The ambitions of this gifted woman set in motion the idea of ‘‘Systers’’ back in 1987. After attending a technology conference, Anita started this as a mailing list for females in computer science. The list was created as a private space for women seeking to improve their computer skills based on specific scientific experiences.
While working for DEC (Digital Equipment Corporation), she developed and patented a technique for generating address paths to analyze and design high-speed memory systems.
Frances Elizabeth Allen (1932-)
Fran Allen is a famous American female developer and pioneer in the field of compiler optimization. She is also the first woman ever to receive the IBM Fellow title – the highest recognition a scientist, engineer or programmer can receive from this company.
If all of this wasn’t intriguing enough, her work in the field of compilers, program optimization, and parallelization brought her the prestigious Turing Award, considered the Nobel Prize for computer science.
Lois Haibt (1934-)
Lois Haibt earned her place in the top 10 best female programmers and is perhaps best known for being a member of the 10-man team at IBM who developed Fortran, the first successful high-level programming language. She joined the FORTRAN team at IBM, led by John Backus, after graduating from Vassar College.
With a starting salary of $5,100, Lois competently supervised the writing of a computer module that analyzed a compiler’s flow control that collected the program’s data.

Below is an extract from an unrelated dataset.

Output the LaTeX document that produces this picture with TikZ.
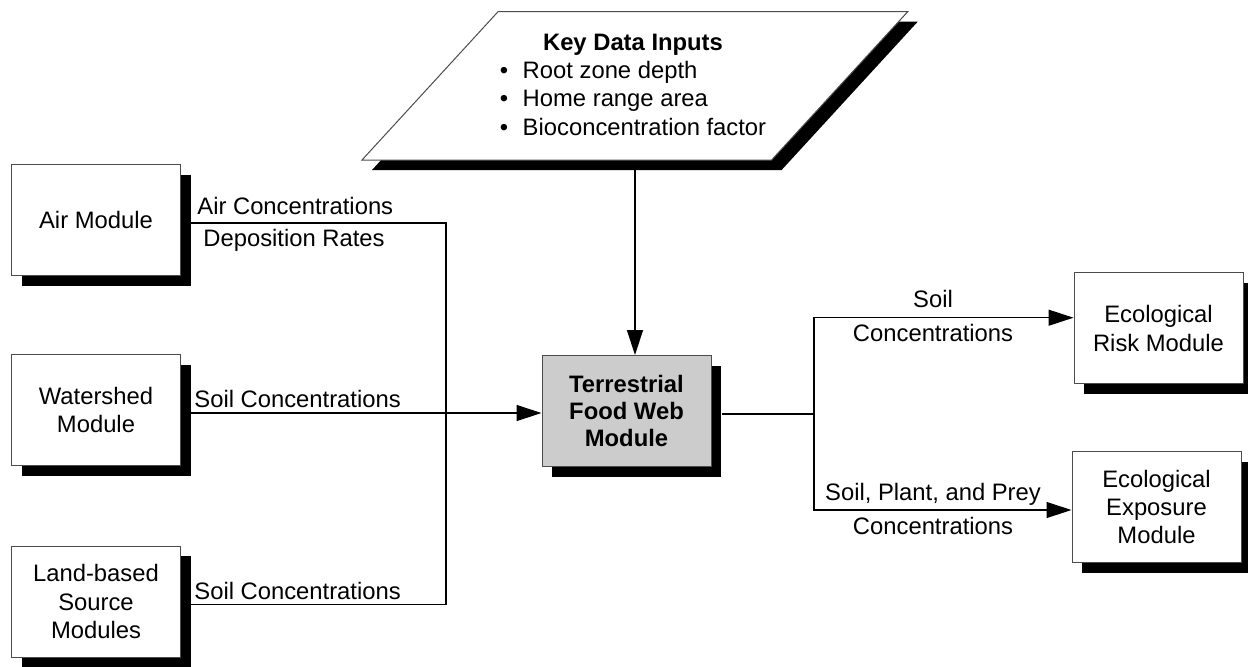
\documentclass[tikz,border=0pt]{standalone}
\usepackage{fontspec}
\setmainfont{Liberation Sans}
\usetikzlibrary{positioning, shadows, arrows.meta, calc}

\begin{document}
\begin{tikzpicture}[
  x=0.5pt, y=-0.5pt,
  font=\fontsize{11.9}{14.2}\selectfont,
  module/.style={
    rectangle, draw=black!70, line width=0.5pt, fill=white,
    minimum width=84.5pt, minimum height=55.5pt, inner sep=2pt,
    align=center,
    drop shadow={shadow xshift=5pt, shadow yshift=-5pt, fill=black, opacity=1},
  },
  core/.style={module, fill=black!20, font=\fontsize{11.9}{13.7}\selectfont\bfseries},
  lbl/.style={inner sep=0pt},
  wire/.style={line width=0.65pt},
  flow/.style={wire, -{Triangle[length=12.5pt, width=8pt]}},
]

\useasboundingbox (0,0) rectangle (1248,666);

% source modules
\node[module] (air) at (96,220) {Air Module};
\node[module] (water) at (96,410) {Watershed\\Module};
\node[module] (land) at (96,601.5) {Land-based\\Source\\Modules};

% food web module and receiving modules
\node[core] (tfw) at (626.5,411) {Terrestrial\\Food Web\\Module};
\node[module] (risk) at (1158.5,328.3) {Ecological\\Risk Module};
\node[module] (expo) at (1156.5,507) {Ecological\\Exposure\\Module};

% key data inputs
\fill[xshift=5pt, yshift=-5pt] (498,11.7) -- (907.7,11.7) -- (771.6,160) -- (362,160) -- cycle;
\draw[fill=white, draw=black!70, line width=0.5pt]
  (498,11.7) -- (907.7,11.7) -- (771.6,160) -- (362,160) -- cycle;
\node[lbl, anchor=base] (inputs) at (633,50) {%
  \begin{tabular}[t]{@{}l@{}}
  \multicolumn{1}{@{}c@{}}{\textbf{Key Data Inputs}}\\
  \textbullet\hspace{7.3pt}Root zone depth\\
  \textbullet\hspace{7.3pt}Home range area\\
  \textbullet\hspace{7.3pt}Bioconcentration factor
  \end{tabular}};
\coordinate (inbot) at (635,170);
\draw[flow] (inbot) -- (inbot |- tfw.north);

% left side
\coordinate (bus) at (446,0);
\coordinate (airout) at ([shift={(10,3)}]air.east);
\coordinate (waterout) at ([shift={(10,3)}]water.east);
\coordinate (landout) at ([shift={(10,3)}]land.east);
\draw[wire] (airout) -| (bus |- landout) -- (landout);
\draw[flow] (waterout) -- (waterout -| tfw.west);

\node[lbl, anchor=base west] (airconc) at (197,214) {Air Concentrations};
\node[lbl, anchor=base west] (deprate) at (203,246.7) {Deposition Rates};
\node[lbl, anchor=base west] (wsoil) at (194,407.3) {Soil Concentrations};
\node[lbl, anchor=base west] (lsoil) at (194,599) {Soil Concentrations};

% right side
\coordinate (split) at (814,0);
\coordinate (tfwout) at ([shift={(10,3)}]tfw.east);
\draw[wire] (tfwout) -- (split |- tfwout);
\draw[flow] (split |- tfwout) |- ([shift={(0,-10.6)}]risk.west);
\draw[flow] (split |- tfwout) |- ([shift={(0,3)}]expo.west);

\node[lbl, anchor=base] (rsoil) at (933,307.3) {Soil};
\node[lbl, anchor=base] (rconc) at (933,341.7) {Concentrations};
\node[lbl, anchor=base] (esoil) at (933,500.5) {Soil, Plant, and Prey};
\node[lbl, anchor=base] (econc) at (933,534) {Concentrations};

\end{tikzpicture}
\end{document}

In addition, it was also calculating the frequency of basic-program-part executions, using the Monte Carlo methods.
Margaret Hamilton (1936-)
“Our astronauts didn’t have much time, but fortunately, they had Margaret Hamilton”. These were the words of President Barack Obama when he presented the highest recognition given to civilians, the Presidential Medal of Freedom, to software engineer Margaret Hamilton in November 2016.
Margaret’s talent and passion were critical to the success of the Apollo moon mission. She designed what is now known as an “asynchronous system” that grants priority to only the essential functions, rejecting all others.

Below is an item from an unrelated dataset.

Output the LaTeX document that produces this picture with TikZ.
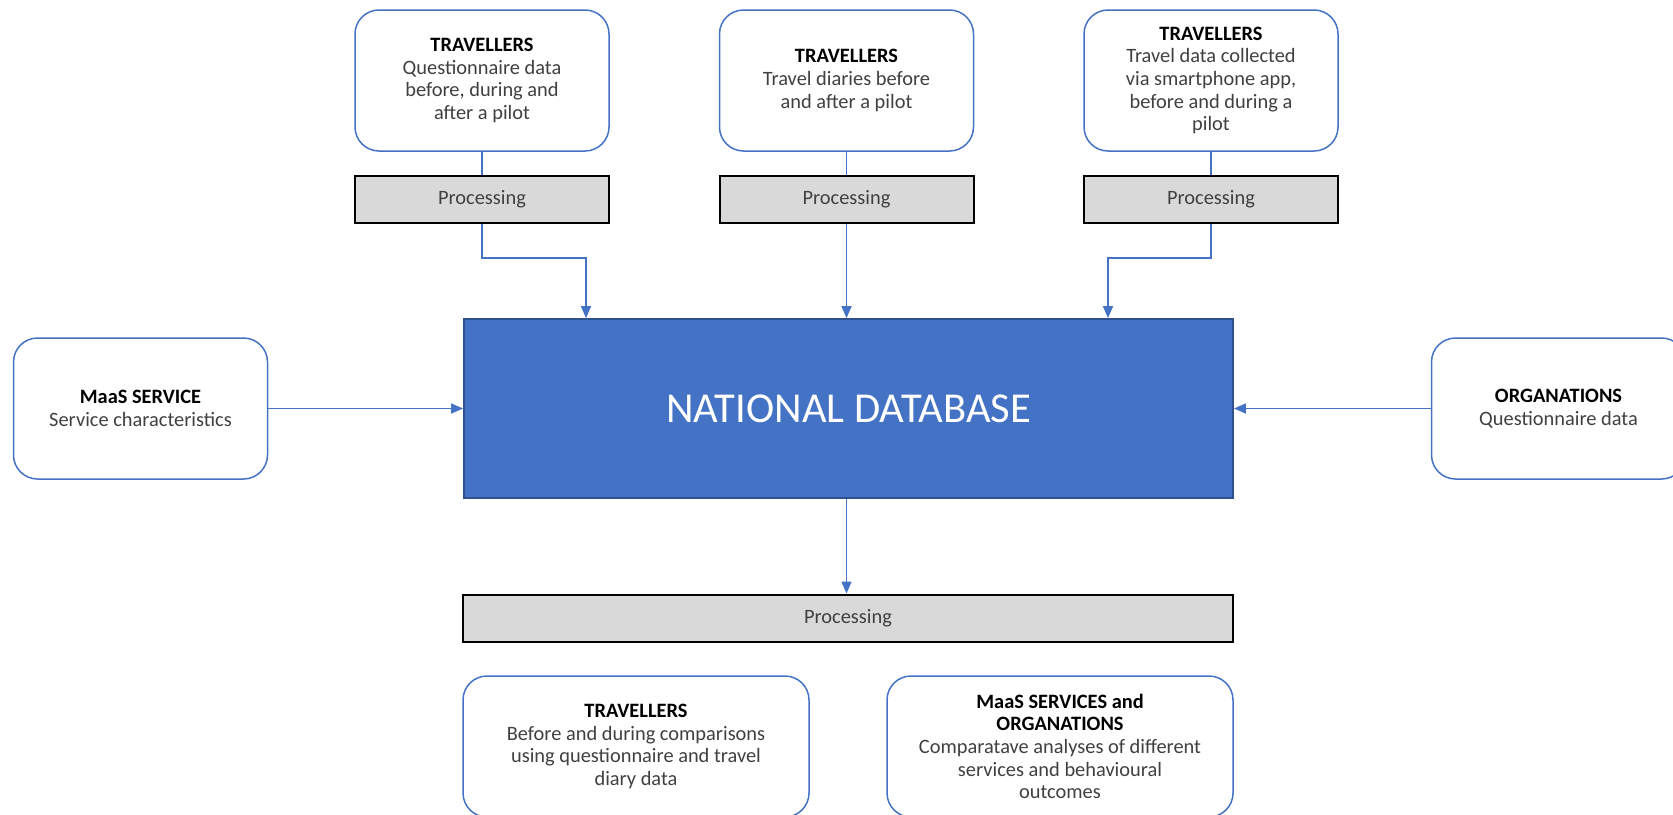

This incredible female programmer is also the one who introduced the term “software engineering” to gain the necessary recognition for the discipline. At that time, there were no institutions that taught programming, so Hamilton was exposed to ridicule before the new scientific field was ultimately accepted.
Even today, at the age of 83, Margaret’s curiosity still presents the spirit of discovery within every girl and boy. After all, she expanded the existing assumptions of how people and software can evolve together.
Adele Goldberg (1945-)
Some of the most commonly used layout patterns in modern software design were a creation of American computer scientist Adele Goldberg. Additionally, she is also the brains behind the legendary Smalltalk-80 programming language.
This former president of the Association for Computing Machinery also made an appearance in “Forbes’s” “20 Who Matter.” In 1994, she became a fellow of the Association.
Steve Jobs also showed an interest in her work and asked for a demonstration of her coding ideas. The resourceful programmer had nothing to worry about as Apple ended up implementing her solutions in their Macintosh computers.
Marissa Mayer (1975-)
Former chief executive officer of Yahoo!, Marissa Mayer, is known as one of the most prosperous information-technology and digital media engineers of the 21st century. Today, she is deservingly on the list of history’s best female programmers.
Her sophisticated taste and fashion style evolved along with her coding career. Marissa is celebrated as both an idea-wizard and a true fashion icon in the business world.
Before she was Yahoo’s first woman in command, Marissa helped Google rise to power. Back then, in the year 1999, their team consisted of only 20 staff members. Guess who was employee number 20? Brains and looks, this female programmer unapologetically keeps raising the bar for high achievers.
Women who continue to mold a contemporary ground for visionaries are the true elite of our society. Knowledge is the greatest gift of the 21st century and a force that is guiding human development. We can always look for heroes in the past and continue their legacy for a better tomorrow.